Import Substitution and Export Diversification.
Along with drastic austerity measures, the government will need to institute a robust short-term stimulus program. These measures should involve the employment of monetary and fiscal policy changes that are aimed at jumpstarting growth in the economy.
In my dialogue with some colleagues, I have laid emphasis on the broad goal of instituting import substitution measures alongside a gradual diversification of exports. We’ve already noticed that the options available in an already tight liquidity situation will require adherence to a well-targeted set of initiatives that would include the streamlining of trade barriers. In addition, authorities may seek external support to recapitalize the banking sector as a way of funding agriculture and agro-based industries and an expansion of labor-intensive low-cost manufacturing.
Expanding agriculture and agro-based industries with an emphasis on mechanized rice production.
Discussions and actions taken so far in an attempt to reduce the price of imported rice have been gravely inadequate. Observably, with the economy spending on average of approximately $US240 million per year on rice imports, this is one area where import substitution policies could work. The Central Bank of Liberia (CBL) reports that the international price of rice has witnessed a rising trend from the beginning of 2017. At end-2017, the international price of rice was projected to rise by 3.5 percent to US$401.9 per metric ton, from US$388.3 per metric ton recorded at end-2016 and by 5.7 percent when compared with the value per metric ton recorded in 2015. The estimated rise in the price of the commodity during 2017 was significantly occasioned by scarcity amid increased demand mainly from the Asian region. (CBL 2017 Annual Report)
Agriculture is a major sector of the Liberian economy worth 38 percent of GDP and employs 70 percent of the population. Unfortunately, much of this production is at subsistence level and provides a very little contribution in the way of tax revenues to the government. Liberia has a climate that is favorable to farming with vast forested land and abundance of water. Notwithstanding, the low yield from food production including rice has precipitated 60 percent of local food consumption to be imported. This has led to the significant loss of foreign exchange.

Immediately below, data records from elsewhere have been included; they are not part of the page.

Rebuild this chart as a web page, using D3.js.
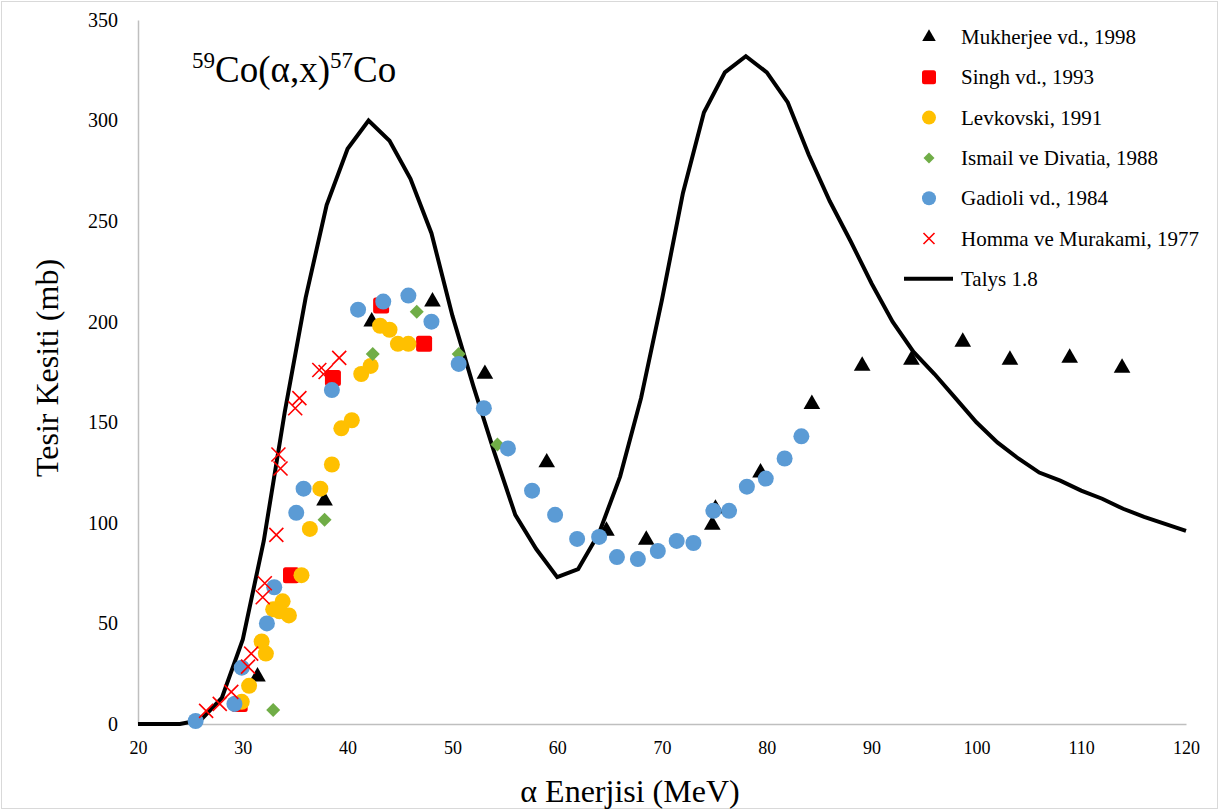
<!DOCTYPE html>
<html>
<head>
<meta charset="utf-8">
<script src="https://cdn.jsdelivr.net/npm/d3@7"></script>
<style>
  body { margin: 0; background: #fff; }
  text { font-family: "Liberation Serif", "Times New Roman", serif; }
</style>
</head>
<body>
<svg id="chart"></svg>
<script>
// Talys 1.8 calculation (MeV, mb)
const talysE  = [20, 22, 24, 26, 28, 30, 32, 34, 36, 38, 40, 42, 44, 46, 48, 50, 52, 54, 56, 58, 60, 62, 64, 66, 68, 70, 72, 74, 76, 78, 80, 82, 84, 86, 88, 90, 92, 94, 96, 98, 100, 102, 104, 106, 108, 110, 112, 114, 116, 118, 120]
const talysXS = [0, 0, 0, 2, 13, 42, 91, 155, 212, 258, 286, 300, 290, 271, 244, 203, 168, 135, 104, 87, 73, 77, 95, 123, 162, 211, 264, 304, 324, 332, 324, 309, 283, 260, 240, 219, 200, 185, 174, 162, 150, 140, 132, 125, 121, 116, 112, 107, 103, 99.5, 96]

// experimental data sets
const mukherjeeE  = [31.4, 37.8, 42.3, 48.1, 53.1, 59.0, 64.7, 68.5, 74.8, 75.1, 79.4, 84.3, 89.1, 93.8, 98.7, 103.2, 108.9, 113.9]
const mukherjeeXS = [23.5, 111, 200, 210, 174, 130, 96, 91.5, 99, 107, 125, 159, 178, 181, 190, 181, 182, 177]

const singhE  = [29.7, 34.6, 38.6, 43.2, 47.3]
const singhXS = [10, 74, 172, 208, 189]

const levkovskiE  = [29.9, 30.6, 31.8, 32.2, 32.9, 33.5, 33.8, 34.4, 35.6, 36.4, 37.4, 38.5, 39.4, 40.4, 41.3, 42.2, 43.1, 44.0, 44.8, 45.8]
const levkovskiXS = [11, 19, 41, 35, 57, 56, 61, 54, 74, 97, 117, 129, 147, 151, 174, 178, 198, 196, 189, 189]

const ismailE  = [32.9, 37.8, 42.4, 46.6, 50.6, 54.3]
const ismailXS = [7, 101.5, 184, 205, 184, 139]

const gadioliE  = [25.5, 29.2, 29.9, 32.3, 33.0, 35.1, 35.8, 38.5, 41.0, 43.4, 45.8, 48.0, 50.6, 53.0, 55.3, 57.6, 59.8, 61.9, 64.0, 65.7, 67.7, 69.6, 71.4, 73.0, 74.9, 76.4, 78.1, 79.9, 81.7, 83.3]
const gadioliXS = [1.5, 10, 28, 50, 68, 105, 117, 166, 206, 210, 213, 200, 179, 157, 137, 116, 104, 92, 93, 83, 82, 86, 91, 90, 106, 106, 118, 122, 132, 143]

const hommaE  = [26.5, 27.8, 28.9, 30.5, 30.8, 31.9, 32.1, 33.2, 33.4, 33.6, 35.0, 35.4, 37.3, 37.9, 39.2]
const hommaXS = [6.5, 10, 16, 28.5, 35, 63, 70, 94, 134, 127, 157, 162, 176, 175, 182]

const xTicks = [20, 30, 40, 50, 60, 70, 80, 90, 100, 110, 120]
const yTicks = [0, 50, 100, 150, 200, 250, 300, 350]

const legendNames = ['Mukherjee vd., 1998', 'Singh vd., 1993', 'Levkovski, 1991', 'Ismail ve Divatia, 1988', 'Gadioli vd., 1984', 'Homma ve Murakami, 1977', 'Talys 1.8']

const zip = (xs, ys) => xs.map((x, i) => ({x: x, y: ys[i]}))

const width = 1219, height = 810
const margin = {left: 138, right: 33, top: 20, bottom: 86}

const svg = d3.select('#chart')
    .attr('width', width)
    .attr('height', height)

svg.append('rect')
    .attr('x', 1.5).attr('y', 1.5)
    .attr('width', width - 3).attr('height', height - 3)
    .attr('fill', '#fff')
    .attr('stroke', '#d9d9d9')

const xScale = d3.scaleLinear().domain([20, 120]).range([margin.left, width - margin.right])
const yScale = d3.scaleLinear().domain([0, 350]).range([height - margin.bottom, margin.top])

// axes
const xAxis = d3.axisBottom(xScale).tickValues(xTicks).tickSize(0).tickPadding(17)
const yAxis = d3.axisLeft(yScale).tickValues(yTicks).tickSize(0).tickPadding(20)

const xAxisG = svg.append('g')
    .attr('transform', `translate(0,${yScale(0)})`)
    .call(xAxis)
const yAxisG = svg.append('g')
    .attr('transform', `translate(${xScale(20)},0)`)
    .call(yAxis)

for (const g of [xAxisG, yAxisG]) {
    g.select('.domain').attr('stroke', '#bfbfbf').attr('stroke-width', 1.5)
    g.selectAll('text')
        .attr('fill', '#000')
        .style('font-family', '"Liberation Serif", serif')
}
xAxisG.selectAll('text').style('font-size', '18px')
yAxisG.selectAll('text').style('font-size', '20px')

// axis titles
svg.append('text')
    .attr('x', 630).attr('y', 802)
    .attr('text-anchor', 'middle')
    .style('font-size', '32px')
    .text('α Enerjisi (MeV)')

svg.append('text')
    .attr('transform', 'translate(58,368) rotate(-90)')
    .attr('text-anchor', 'middle')
    .style('font-size', '32px')
    .text('Tesir Kesiti (mb)')

// reaction label
const title = svg.append('text')
    .attr('x', 192).attr('y', 82)
    .style('font-size', '37px')
title.append('tspan').attr('dy', -14).style('font-size', '23px').text('59')
title.append('tspan').attr('dy', 14).text('Co(α,x)')
title.append('tspan').attr('dy', -14).style('font-size', '23px').text('57')
title.append('tspan').attr('dy', 14).text('Co')

// marker drawing helpers
const dia = (s) => `M0,${-s}L${s},0L0,${s}L${-s},0Z`

function drawTriangles(g, data, size) {
    g.selectAll(null).data(data).join('path')
        .attr('d', d3.symbol().type(d3.symbolTriangle).size(size))
        .attr('transform', d => `translate(${xScale(d.x)},${yScale(d.y)})`)
        .attr('fill', '#000')
}
function drawSquares(g, data, s) {
    g.selectAll(null).data(data).join('rect')
        .attr('x', d => xScale(d.x) - s / 2)
        .attr('y', d => yScale(d.y) - s / 2)
        .attr('width', s).attr('height', s)
        .attr('rx', 2.5)
        .attr('fill', '#ff0000')
}
function drawCircles(g, data, r, color) {
    g.selectAll(null).data(data).join('circle')
        .attr('cx', d => xScale(d.x))
        .attr('cy', d => yScale(d.y))
        .attr('r', r)
        .attr('fill', color)
}
function drawDiamonds(g, data, s) {
    g.selectAll(null).data(data).join('path')
        .attr('d', dia(s))
        .attr('transform', d => `translate(${xScale(d.x)},${yScale(d.y)})`)
        .attr('fill', '#70ad47')
}
function drawCrosses(g, data, s) {
    g.selectAll(null).data(data).join('path')
        .attr('d', `M${-s},${-s}L${s},${s}M${-s},${s}L${s},${-s}`)
        .attr('transform', d => `translate(${xScale(d.x)},${yScale(d.y)})`)
        .attr('stroke', '#ff0000')
        .attr('stroke-width', 1.6)
        .attr('fill', 'none')
}

// Talys line (drawn below the points)
const line = d3.line().x(d => xScale(d.x)).y(d => yScale(d.y))
svg.append('path')
    .datum(zip(talysE, talysXS))
    .attr('d', line)
    .attr('fill', 'none')
    .attr('stroke', '#000')
    .attr('stroke-width', 4)
    .attr('stroke-linejoin', 'miter')

const marks = svg.append('g')
drawTriangles(marks.append('g'), zip(mukherjeeE, mukherjeeXS), 120)
drawSquares(marks.append('g'), zip(singhE, singhXS), 16)
drawCircles(marks.append('g'), zip(levkovskiE, levkovskiXS), 8, '#ffc000')
drawDiamonds(marks.append('g'), zip(ismailE, ismailXS), 7)
drawCircles(marks.append('g'), zip(gadioliE, gadioliXS), 8, '#5b9bd5')
drawCrosses(marks.append('g'), zip(hommaE, hommaXS), 7)

// legend
const legend = svg.append('g')
const rowY = i => 37 + i * 40.3
const legX = 929
legend.selectAll('text').data(legendNames).join('text')
    .attr('x', 961)
    .attr('y', (d, i) => rowY(i) + 7)
    .style('font-size', '21px')
    .text(d => d)

drawTriangles(legend.append('g'), [{x: xScale.invert(legX), y: yScale.invert(rowY(0))}], 80)
drawSquares(legend.append('g'), [{x: xScale.invert(legX), y: yScale.invert(rowY(1))}], 14)
drawCircles(legend.append('g'), [{x: xScale.invert(legX), y: yScale.invert(rowY(2))}], 7, '#ffc000')
drawDiamonds(legend.append('g'), [{x: xScale.invert(legX), y: yScale.invert(rowY(3))}], 5.5)
drawCircles(legend.append('g'), [{x: xScale.invert(legX), y: yScale.invert(rowY(4))}], 7, '#5b9bd5')
drawCrosses(legend.append('g'), [{x: xScale.invert(legX), y: yScale.invert(rowY(5))}], 5.5)
legend.append('line')
    .attr('x1', 904).attr('x2', 953)
    .attr('y1', rowY(6)).attr('y2', rowY(6))
    .attr('stroke', '#000')
    .attr('stroke-width', 4)
</script>
</body>
</html>
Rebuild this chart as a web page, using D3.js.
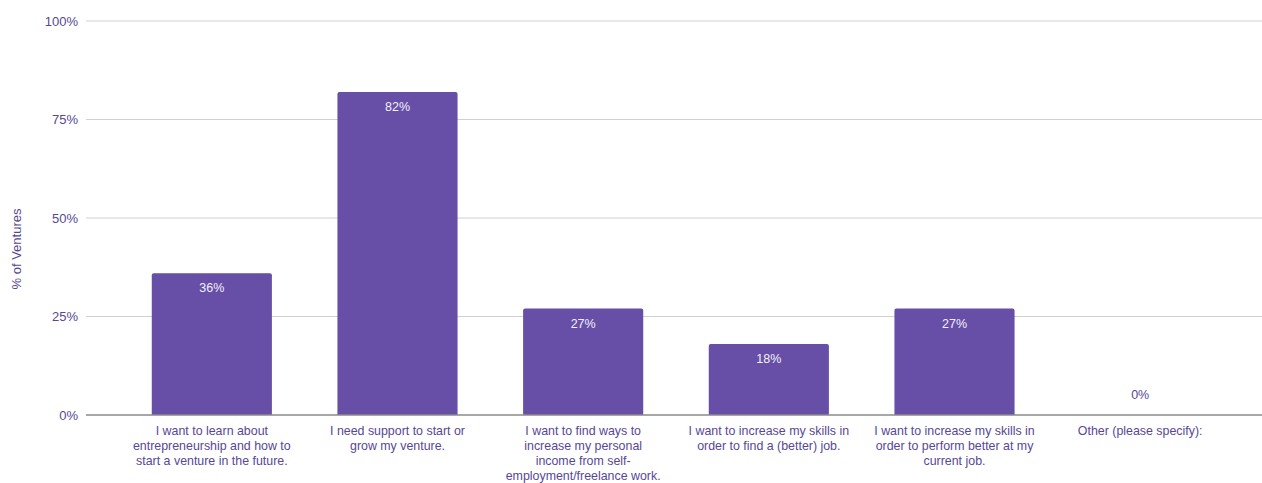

Any actions taken to introduce mechanize farming to increase food production and expand agricultural export will not only markedly reduce the country’s high import bill but also lead to growth in tax revenues through a boost in trade and employment activities.
Alternative solutions to infrastructural development.
I would recommend seeking concessional loan arrangements from either the Exim Bank of China or that of India to support agricultural financing and infrastructural development. Along those lines, the government should also consider reopening the Agricultural Cooperative Development Bank (ACDB) and the National Housing and Development Bank (NHSB) with the goal of harnessing financial resources in both the agricultural and housing sectors. It is significant that loans in these areas consider Socio-Economic Impact Assessments with quantifiable outcomes that reflects long-term benefits to the economy.
The government should also seek to establish a formal low-cost housing market that is supported by the introduction of mortgage-backed securities. If the 60,000-member government workforce could be adopted as a test case, we could later have principal private sector employers buy into the scheme, and gradually housing development could become tied to market forces.
Another targeted stimulus endeavor by the government should involve road development. Liberia is said to have a deficit of paved roads recorded at 7 percent of total roads. Road transportation access is critical to the movement of people, goods, and services. I would suggest that a stakeholders meeting be held between government and development partners to study the possibility of halting the financing of the continuous reconditioning of laterite roads but rather, concentrate on adopting a framework of only funding the all-weather pavement of all roads in the country. The repeated financing of laterite roads on an annual basis is not only a waste of resources since the roads are subjected to a deterioration during the raining season but overall, it’s an ineffective use of aid resources.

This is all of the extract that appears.